Moonwell governance attack: $1.08M at risk after $1,800 MFAM buy
Moonwell governance attack puts DeFi lending at risk after an attacker reportedly spent ~$1,800 to buy ~40M MFAM tokens and push a malicious vote through quorum in ~11 minutes.
The proposal (MIP-R39) would transfer control of seven lending markets, the comptroller, and the price oracle to an attacker-controlled contract. If executed, it could enable pool drains and expose about $1.08M in user funds.
Voting runs until March 27, 2026. Although quorum was reached quickly, subsequent votes reportedly skew strongly against the plan, so the outcome is still uncertain.
A key safeguard is Moonwell’s “Break Glass Guardian” emergency multisig, which can override governance and revoke the attacker’s access before execution.
The incident follows earlier Moonwell issues, including an oracle-related mispricing involving cbETH that reportedly contributed to ~$1.78M in bad debt. Traders should watch the Moonwell governance vote results and any signals that the emergency multisig is being activated, as governance failures can quickly shift risk sentiment across lending tokens.

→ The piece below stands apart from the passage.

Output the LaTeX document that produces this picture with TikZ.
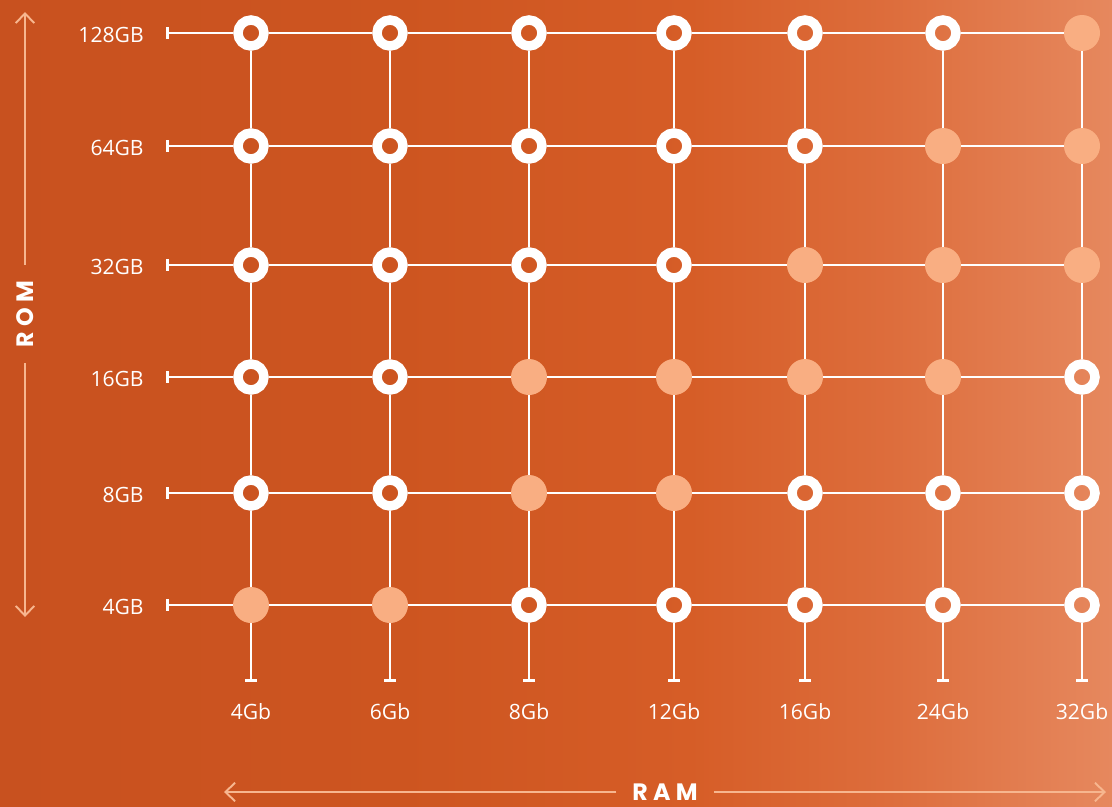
\documentclass[tikz,border=0pt]{standalone}
\usepackage{fontspec}
\setmainfont{Open Sans}
\newfontfamily\axisfont{Poppins}[LetterSpace=22]
\usepackage{xcolor}
\usetikzlibrary{arrows.meta,positioning}
\definecolor{BgLeft}{HTML}{C8511F}
\definecolor{BgWarm}{HTML}{CD5520}
\definecolor{BgMid}{HTML}{D65D27}
\definecolor{BgLight}{HTML}{DD6D3C}
\definecolor{BgRight}{HTML}{E6885E}
\definecolor{Peach}{HTML}{F9AE82}
\definecolor{AxisLine}{HTML}{F7B68F}
\pgfdeclarehorizontalshading{bgshade}{100bp}{color(0bp)=(BgLeft); color(25bp)=(BgLeft); color(43bp)=(BgWarm); color(56bp)=(BgMid); color(65bp)=(BgLight); color(75bp)=(BgRight); color(100bp)=(BgRight)}

\begin{document}
\begin{tikzpicture}[x=0.02cm,y=-0.02cm,
  ring/.style={circle,draw=white,line width=5.4pt,minimum size=0.52cm,inner sep=0pt},
  full/.style={circle,fill=Peach,minimum size=0.72cm,inner sep=0pt},
  gridline/.style={white,line width=1.6pt},
  tickline/.style={white,line width=1.6pt},
  axisline/.style={AxisLine,line width=1.1pt},
  val/.style={white,font=\fontsize{12}{14}\selectfont,inner sep=0pt},
  axis/.style={white,font=\axisfont\bfseries\fontsize{13.5}{15}\selectfont,inner ysep=0pt,inner xsep=9pt}]
\shade[shading=bgshade] (0,0) rectangle (1112,806);
\useasboundingbox (0,0) rectangle (1112,806);
\foreach \c/\x in {1/251,2/390,3/529,4/674,5/805,6/943,7/1082}{
  \foreach \r/\y in {1/605,2/493,3/377,4/265,5/146,6/33}{\coordinate (p\c-\r) at (\x,\y);}}
\foreach \c/\r in {1/6,2/6,3/6,4/6,5/6,6/6,1/5,2/5,3/5,4/5,5/5,1/4,2/4,3/4,4/4,1/3,2/3,7/3,1/2,2/2,5/2,6/2,7/2,3/1,4/1,5/1,6/1,7/1}{\node[ring] (n\c-\r) at (p\c-\r) {};}
\foreach \c/\r in {7/6,6/5,7/5,5/4,6/4,7/4,3/3,4/3,5/3,6/3,3/2,4/2,1/1,2/1}{\node[full] (n\c-\r) at (p\c-\r) {};}
\foreach \r in {1,...,6}{\foreach \c [evaluate=\c as \n using int(\c+1)] in {1,...,6}{\draw[gridline] (n\c-\r) -- (n\n-\r);}}
\foreach \c in {1,...,7}{\foreach \r [evaluate=\r as \n using int(\r+1)] in {1,...,5}{\draw[gridline] (n\c-\r) -- (n\c-\n);}}
\foreach \r/\y/\t in {1/605/4GB,2/493/8GB,3/377/16GB,4/265/32GB,5/146/64GB,6/33/128GB}{
  \coordinate (lt\r) at (166,\y);
  \draw[tickline,{Bar[width=6.5pt]}-] (lt\r) -- (n1-\r);
  \node[val,anchor=east] (rl\r) at (144,\y+2) {\t};}
\foreach \c/\x/\t in {1/251/4Gb,2/390/6Gb,3/529/8Gb,4/674/12Gb,5/805/16Gb,6/943/24Gb,7/1082/32Gb}{
  \coordinate (bt\c) at (\x,682);
  \draw[tickline,-{Bar[width=6.5pt]}] (n\c-1) -- (bt\c);
  \node[val] (cl\c) at (\x,712) {\t};}
\node[axis,rotate=90] (rom) at (25,314) {ROM};
\coordinate (romtop) at (25,12);
\coordinate (rombot) at (25,617);
\draw[axisline,-{Straight Barb[length=5.5pt,width=10.5pt]}] (rom) -- (romtop);
\draw[axisline,-{Straight Barb[length=5.5pt,width=10.5pt]}] (rom) -- (rombot);
\node[axis] (ram) at (665,792) {RAM};
\coordinate (ramleft) at (224,792);
\coordinate (ramright) at (1106,792);
\draw[axisline,-{Straight Barb[length=5.5pt,width=10.5pt]}] (ram) -- (ramleft);
\draw[axisline,-{Straight Barb[length=5.5pt,width=10.5pt]}] (ram) -- (ramright);
\end{tikzpicture}
\end{document}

Moonwell governance is the central trading catalyst here.
Bearish
Moonwell governance attack is a direct smart-governance and treasury-risk event. Even though the emergency multisig (“Break Glass Guardian”) may block execution, the fact that an attacker could cheaply acquire MFAM voting power and reach quorum fast increases perceived security risk for the protocol and its governance token. In the short term, traders often reduce exposure to lending/governance risk, widening risk spreads and pressuring the relevant token price. In the longer term, outcomes like whether the proposal is fully rejected and whether multisig intervention is clearly evidenced will determine if sentiment stabilizes, but the immediate reaction is typically negative after a governance take-over attempt, especially following prior oracle-related losses.